The Common Trap – “We’ll Validate After We Build”
So why do so many founders skip discovery?
Because building is exciting.
Because talking to people can be awkward.
Because many believe the myth: “People don’t know what they want until they see it.”
This mindset leads to the classic startup trap: “We’ll build first, then find out if people want it.”
Here’s the problem: if you only start asking questions after launch, you’re trying to validate something that already exists. That makes it harder to pivot, harder to hear honest feedback, and way more painful to change direction.
And that old saying—“If you build it, they will come”?
That’s a movie quote, not a business strategy.
The Hidden Costs of Skipping Discovery
Skipping customer discovery doesn’t just lead to a bad product—it creates a chain reaction of problems that can take down even the most talented teams. Here are the biggest costs we see when startups jump straight to building:
1. Wasted Development Time
When you don’t talk to users first, you often build features no one wants or needs.
You spend months coding, only to realize later that users are confused, uninterested, or not willing to pay.
Then what happens?
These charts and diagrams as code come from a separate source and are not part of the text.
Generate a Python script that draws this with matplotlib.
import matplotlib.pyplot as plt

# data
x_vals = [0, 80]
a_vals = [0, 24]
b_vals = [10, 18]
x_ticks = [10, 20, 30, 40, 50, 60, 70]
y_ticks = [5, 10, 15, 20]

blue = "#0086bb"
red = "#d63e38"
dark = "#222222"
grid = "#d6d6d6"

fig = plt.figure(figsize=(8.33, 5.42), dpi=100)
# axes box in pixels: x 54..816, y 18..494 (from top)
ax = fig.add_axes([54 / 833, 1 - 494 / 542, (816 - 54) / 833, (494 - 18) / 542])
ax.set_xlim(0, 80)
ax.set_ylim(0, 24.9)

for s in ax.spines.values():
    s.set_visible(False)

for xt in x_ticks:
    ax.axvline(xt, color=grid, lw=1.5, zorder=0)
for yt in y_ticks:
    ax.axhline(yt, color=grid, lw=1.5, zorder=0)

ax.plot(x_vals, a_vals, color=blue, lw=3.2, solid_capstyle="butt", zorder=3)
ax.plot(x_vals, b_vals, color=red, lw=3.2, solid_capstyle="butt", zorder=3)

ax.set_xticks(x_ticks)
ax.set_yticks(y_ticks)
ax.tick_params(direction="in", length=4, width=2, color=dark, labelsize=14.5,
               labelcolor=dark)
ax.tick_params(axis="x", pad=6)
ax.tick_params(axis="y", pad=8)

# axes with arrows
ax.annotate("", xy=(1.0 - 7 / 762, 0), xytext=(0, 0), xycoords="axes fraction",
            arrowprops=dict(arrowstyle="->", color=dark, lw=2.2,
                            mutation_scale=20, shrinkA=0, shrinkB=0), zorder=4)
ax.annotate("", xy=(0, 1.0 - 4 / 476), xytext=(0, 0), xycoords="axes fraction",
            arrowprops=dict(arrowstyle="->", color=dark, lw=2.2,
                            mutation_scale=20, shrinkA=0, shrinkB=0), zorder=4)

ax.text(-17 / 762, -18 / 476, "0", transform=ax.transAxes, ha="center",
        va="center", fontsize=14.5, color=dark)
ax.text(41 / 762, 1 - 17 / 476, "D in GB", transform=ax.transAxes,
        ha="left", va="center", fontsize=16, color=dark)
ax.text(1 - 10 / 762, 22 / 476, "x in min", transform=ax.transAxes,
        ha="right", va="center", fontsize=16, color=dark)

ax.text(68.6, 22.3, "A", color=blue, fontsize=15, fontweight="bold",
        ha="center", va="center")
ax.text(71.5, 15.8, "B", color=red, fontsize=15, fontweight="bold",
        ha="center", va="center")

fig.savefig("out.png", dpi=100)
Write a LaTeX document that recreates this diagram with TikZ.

You have to rebuild, remove features, or in some cases, start over completely.
That’s not just inefficient—it’s demoralizing.
2. Misaligned Product-Market Fit
A product built without discovery often solves problems people don’t care about.
Even if the tech is impressive, it won’t matter if you’re building for a customer who doesn’t exist.
You might be solving a “nice-to-have” instead of a “must-have.”
That’s the difference between getting real traction and getting silence.
3. Lost Team Morale
Working hard on something that doesn’t take off can crush motivation.
Teams burn out. Cofounders start to argue. People lose faith in the vision—not because it was bad, but because it was never tested.
When no one knows what’s wrong, it’s hard to fix it. This leads to second-guessing, confusion, and burnout.
4. Poor Investor Conversations
Investors don’t just want a good idea—they want to see that you’ve talked to users, validated demand, and learned something.
If you skip discovery, you show up to meetings with guesses instead of insights.
That makes it harder to raise money, harder to build trust, and harder to explain why your product matters.
Discovery gives you the data and confidence to answer tough questions.
5. Reputational Damage
First impressions matter.
If users try your product and it doesn’t solve their problem—or worse, doesn’t work—they probably won’t come back.
You lose trust with early adopters, and word spreads quickly in tight-knit communities.
Worse, if you’re building for a small or specialized audience, you may only get one shot.
Discovery-Led Building: A Better Way
There’s a smarter way to build a startup—and it starts by not building right away.
Here’s what we recommend:
✅ Talk to 20–30 potential users before building anything
Ask open-ended questions. Listen more than you talk. Try to understand their current pain points, how they solve them today, and what they’d pay for.
✅ Use their words to define your value
Your website, pitch, and product messaging should echo what you hear in those interviews. If your users say, “I just need a way to stop wasting time organizing files,” don’t call your product a “Productivity OS”—call it what they just said.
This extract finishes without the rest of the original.